## To be done
In this exercise, print only the lines of the records below from the one with "Output the web" through the one with "Arial, Helvetica, sans-serif';", inclusive. Pictures are not part of the copy.

## Dataset records
+---+
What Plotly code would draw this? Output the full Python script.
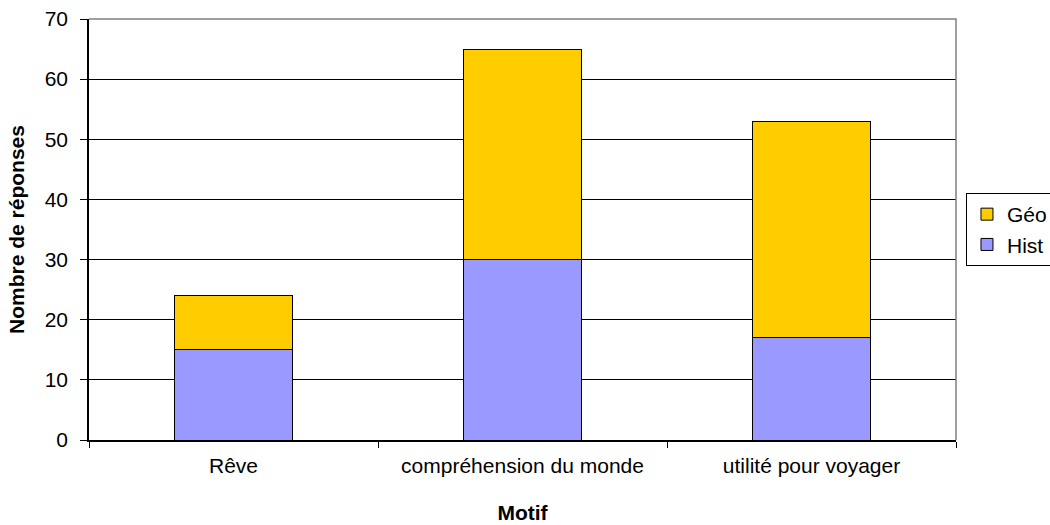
import plotly.graph_objects as go

categories = ["Rêve", "compréhension du monde", "utilité pour voyager"]
hist_values = [15, 30, 17]
geo_values = [9, 35, 36]
y_ticks = [0, 10, 20, 30, 40, 50, 60, 70]

FONT = "Liberation Sans, Arial, sans-serif"
FS = 21

fig = go.Figure()
fig.add_trace(go.Bar(
    x=categories, y=hist_values, name="Hist",
    marker=dict(color="#9999FF", line=dict(color="#000000", width=1)),
    width=0.405,
))
fig.add_trace(go.Bar(
    x=categories, y=geo_values, name="Géo",
    marker=dict(color="#FFCC00", line=dict(color="#000000", width=1)),
    width=0.405,
))

fig.update_layout(
    barmode="stack",
    width=1050, height=525,
    margin=dict(l=89, r=94, t=19, b=85, autoexpand=False),
    paper_bgcolor="white", plot_bgcolor="white",
    font=dict(family=FONT, size=FS, color="#000000"),
    showlegend=True,
    legend=dict(
        traceorder="reversed",
        x=1.0115, xanchor="left", xref="paper",
        y=0.5, yanchor="middle",
        bordercolor="#000000", borderwidth=1,
        font=dict(size=FS),
        bgcolor="white",
        itemwidth=30,
        tracegroupgap=0,
    ),
    shapes=[dict(type="path", xref="paper", yref="paper",
                 path="M 0,1 L 1,1 L 1,0",
                 line=dict(color="#808080", width=1.5), layer="above")],
)

fig.update_xaxes(
    type="category",
    showline=True, linecolor="#000000", linewidth=1.5,
    ticks="outside", tickson="boundaries", ticklen=6, tickcolor="#000000",
    ticklabelstandoff=6,
    showgrid=False,
    title=dict(text="<b>Motif</b>", font=dict(size=FS), standoff=29),
    tickfont=dict(size=FS),
)
fig.update_yaxes(
    range=[0, 70], tickvals=y_ticks,
    showline=True, linecolor="#000000", linewidth=1.5,
    ticks="outside", ticklen=7, tickcolor="#000000",
    ticklabelstandoff=8, ticklabeloverflow="allow",
    showgrid=True, gridcolor="#000000", gridwidth=1,
    zeroline=False,
    title=dict(text="<b>Nombre de réponses</b>", font=dict(size=FS), standoff=14),
    tickfont=dict(size=FS),
)

fig.write_html(
    "out.html",
    config={"displayModeBar": False},
    post_script="document.body.style.margin='0';document.body.style.overflow='hidden';",
)
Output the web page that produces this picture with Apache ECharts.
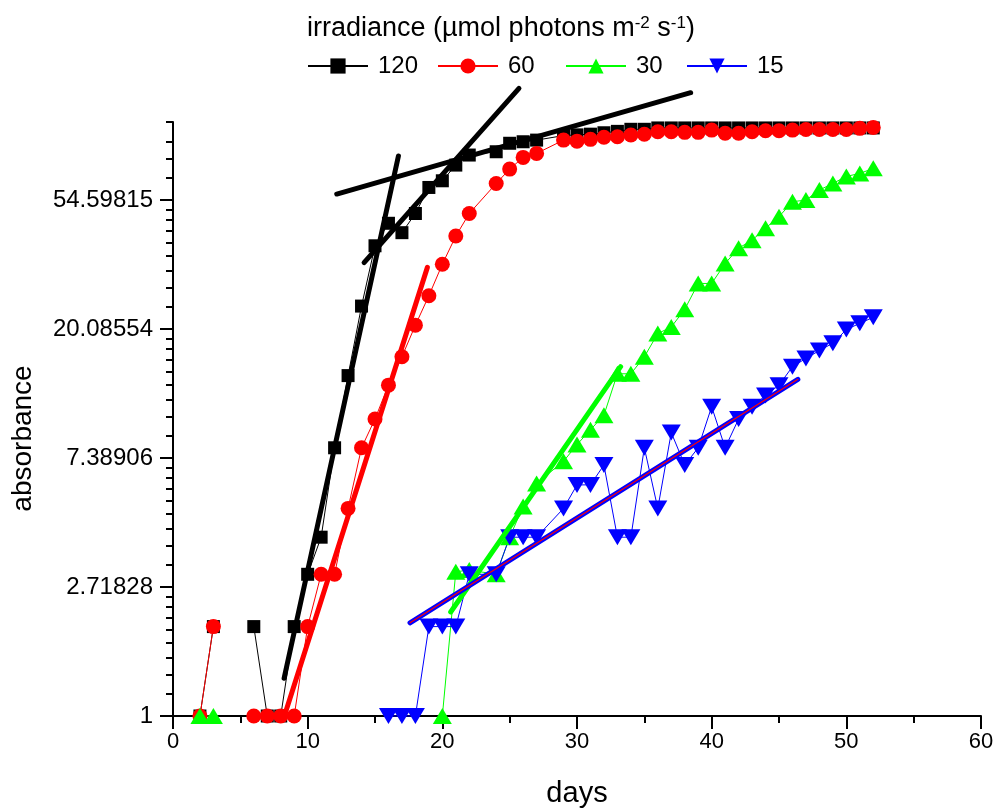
<!DOCTYPE html>
<html><head><meta charset="utf-8">
<script src="https://cdn.jsdelivr.net/npm/echarts@6/dist/echarts.min.js"></script>
<style>html,body{margin:0;padding:0;background:#fff}#c{width:997px;height:808px}</style>
</head><body><div id="c"></div>
<script>
const FONT = '"Liberation Sans", Arial, Helvetica, sans-serif';

// ---- data (days, absorbance) ----
const days120 = [2,3,4,6,7,8,9,10,11,12,13,14,15,16,17,18,19,20,21,22,24,25,26,27,29,30,31,32,33,34,35,36,37,38,39,40,41,42,43,44,45,46,47,48,49,50,51,52];
const abs120  = [1,2,null,2,1,1,2,3,4,8,14,24,38.3,45.6,42.4,49.2,60.2,63.4,71.6,77.4,79.4,84.8,85.8,86.9,90,90.5,91,92,93,94.5,94.5,95.5,95.5,95.5,95.5,95.5,95.5,95.5,95.5,95.5,95.5,95.5,95.5,95.5,95.5,95.5,95.5,95.5];

const days60 = [2,3,4,6,7,8,9,10,11,12,13,14,15,16,17,18,19,20,21,22,24,25,26,27,29,30,31,32,33,34,35,36,37,38,39,40,41,42,43,44,45,46,47,48,49,50,51,52];
const abs60  = [1,2,null,1,1,1,1,2,3,3,5,8,10,13,16.2,20.7,26,33.2,41.3,49.2,62.1,69.4,76,78.4,86.9,86.2,87.4,88.8,89.2,90.4,90.9,92.7,92.7,92.3,92.3,93.9,91.6,91.6,92.7,93.4,93.4,93.9,94.4,94.4,94.4,94.4,95.2,95.9];

const days30 = [2,3,4,20,21,22,24,25,26,27,29,30,31,32,33,34,35,36,37,38,39,40,41,42,43,44,45,46,47,48,49,50,51,52];
const abs30  = [1,1,null,1,3.06,3.1,3.0,4.0,5.07,6.07,7.2,8.2,9.2,10.3,14.2,14.2,16.2,19.4,20.4,23.4,28.6,28.6,33.4,37.6,40,43.9,48,53.9,54.6,59,62.1,65.6,67.1,69.8];

const days15 = [16,17,18,19,20,21,22,24,25,26,27,29,30,31,32,33,34,35,36,37,38,39,40,41,42,43,44,45,46,47,48,49,50,51,52];
const abs15  = [1,1,1,2,2,2,3,3,4,4,4,5,6,6,7,4,4,8,5,9,7,8,11,8,10,11,12,13,15,16,17,18,20,21,22];

// ---- fitted lines (end points) ----
const fit120aX = [8.25, 16.74],  fit120aY = [1.34, 76.8];
const fit120bX = [14.19, 25.69], fit120bY = [33.6, 129.8];
const fit120cX = [12.16, 38.44], fit120cY = [57.2, 125.5];
const fit60X   = [8.27, 18.89],  fit60Y   = [1.0, 32.4];
const fit30X   = [20.62, 33.24], fit30Y   = [2.24, 15.0];
const fit15X   = [17.6, 46.4],   fit15Y   = [2.06, 13.6];

// ---- axis ticks ----
const xTicks = [0, 10, 20, 30, 40, 50, 60];
const yTickLabels = ['1', '2.71828', '7.38906', '20.08554', '54.59815'];
const yMin = 1, yMax = 100;

const seriesNames = ['120', '60', '30', '15'];
const legendTitle = 'irradiance (µmol photons m{sup|-2} s{sup|-1})';

// ---- build ----
const pairs = (xs, ys) => xs.map((x, i) => [x, ys[i]]);
const yTickVals = yTickLabels.map(Number);
const majors = [0,1,2,3,4,5].map(k => Math.exp(k));
const yMinorVals = [];
for (let k = 0; k < majors.length - 1; k++) {
  for (let j = 1; j < 9; j++) {
    const v = majors[k] + j * (majors[k+1] - majors[k]) / 9;
    if (v < 90) yMinorVals.push(v);
  }
}
yMinorVals.push(yMax);

const chart = echarts.init(document.getElementById('c'), null, {renderer: 'canvas'});

function dataSeries(name, xs, ys, color, symbol, size, rotate) {
  return {
    type: 'line', name, data: pairs(xs, ys), clip: false,
    symbol, symbolSize: size, symbolRotate: rotate || 0, showAllSymbol: true,
    connectNulls: false,
    lineStyle: {color, width: 1}, itemStyle: {color, borderWidth: 0},
    emphasis: {disabled: true}, z: 2
  };
}
function fitSeries(xs, ys, color, width, z) {
  return {
    type: 'line', data: pairs(xs, ys), clip: false, symbol: 'none',
    lineStyle: {color, width, cap: 'round'}, silent: true,
    emphasis: {disabled: true}, z: z || 3
  };
}
function legendFor(name, left) {
  return {
    data: [name], left, top: 54, itemWidth: 60, itemHeight: 19, itemGap: 0,
    selectedMode: false, padding: 0,
    textStyle: {fontFamily: FONT, fontSize: 24, color: '#000', padding: [0, 0, 0, 5]}
  };
}

const option = {
  animation: false,
  backgroundColor: '#fff',
  title: {
    text: legendTitle, left: 302, top: 10,
    textStyle: {
      fontFamily: FONT, fontSize: 27, fontWeight: 'normal', color: '#000',
      rich: {sup: {fontFamily: FONT, fontSize: 17, color: '#000', verticalAlign: 'top'}}
    }
  },
  legend: [
    legendFor(seriesNames[0], 307),
    legendFor(seriesNames[1], 437),
    legendFor(seriesNames[2], 565),
    legendFor(seriesNames[3], 686)
  ],
  grid: {left: 173, top: 122, width: 808, height: 594, containLabel: false, outerBoundsMode: 'none'},
  xAxis: {
    type: 'value', min: xTicks[0], max: xTicks[xTicks.length - 1], interval: 10,
    axisLine: {onZero: false, lineStyle: {color: '#000', width: 2}},
    axisTick: {length: 13, lineStyle: {color: '#000', width: 2}},
    minorTick: {show: true, splitNumber: 2, length: 7, lineStyle: {color: '#000', width: 2}},
    axisLabel: {fontFamily: FONT, fontSize: 22, color: '#000', margin: 15},
    splitLine: {show: false}, minorSplitLine: {show: false},
    name: 'days', nameLocation: 'middle', nameGap: 63,
    nameTextStyle: {fontFamily: FONT, fontSize: 29, color: '#000'}
  },
  yAxis: [{
    type: 'log', logBase: Math.E, min: yMin, max: yMax, position: 'left',
    axisLine: {show: true, lineStyle: {color: '#000', width: 2}},
    axisTick: {show: true, customValues: yTickVals, length: 13, lineStyle: {color: '#000', width: 2}},
    axisLabel: {
      customValues: yTickVals, fontFamily: FONT, fontSize: 24, color: '#000', margin: 20,
      formatter: v => {
        let best = 0;
        yTickVals.forEach((t, i) => { if (Math.abs(Math.log(t) - Math.log(v)) < Math.abs(Math.log(yTickVals[best]) - Math.log(v))) best = i; });
        return yTickLabels[best];
      }
    },
    splitLine: {show: false},
    name: 'absorbance', nameLocation: 'middle', nameGap: 136,
    nameTextStyle: {fontFamily: FONT, fontSize: 28, color: '#000', padding: [0, 39, 0, 0]}
  }, {
    type: 'log', logBase: Math.E, min: yMin, max: yMax, position: 'left', offset: 0,
    axisLine: {show: false},
    axisTick: {show: true, customValues: yMinorVals, length: 7, lineStyle: {color: '#000', width: 2}},
    axisLabel: {show: false},
    splitLine: {show: false}
  }],
  series: [
    dataSeries(seriesNames[0], days120, abs120, '#000000', 'rect', 13),
    dataSeries(seriesNames[1], days60, abs60, '#ff0000', 'circle', 15),
    dataSeries(seriesNames[2], days30, abs30, '#00ff00', 'triangle', [19, 16]),
    dataSeries(seriesNames[3], days15, abs15, '#0000ff', 'triangle', [19, 16], 180),
    fitSeries(fit120aX, fit120aY, '#000000', 5),
    fitSeries(fit120bX, fit120bY, '#000000', 5),
    fitSeries(fit120cX, fit120cY, '#000000', 5),
    fitSeries(fit60X, fit60Y, '#ff0000', 5),
    fitSeries(fit30X, fit30Y, '#00ff00', 5),
    fitSeries(fit15X, fit15Y, '#0000ff', 5, 3),
    fitSeries(fit15X, fit15Y, '#ff0000', 1.2, 4)
  ]
};
chart.setOption(option);
</script>
</body></html>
+---+
## Task response
Output the web page that produces this picture with Apache ECharts.
<!DOCTYPE html>
<html><head><meta charset="utf-8">
<script src="https://cdn.jsdelivr.net/npm/echarts@6/dist/echarts.min.js"></script>
<style>html,body{margin:0;padding:0;background:#fff}#c{width:997px;height:808px}</style>
</head><body><div id="c"></div>
<script>
const FONT = '"Liberation Sans", Arial, Helvetica, sans-serif';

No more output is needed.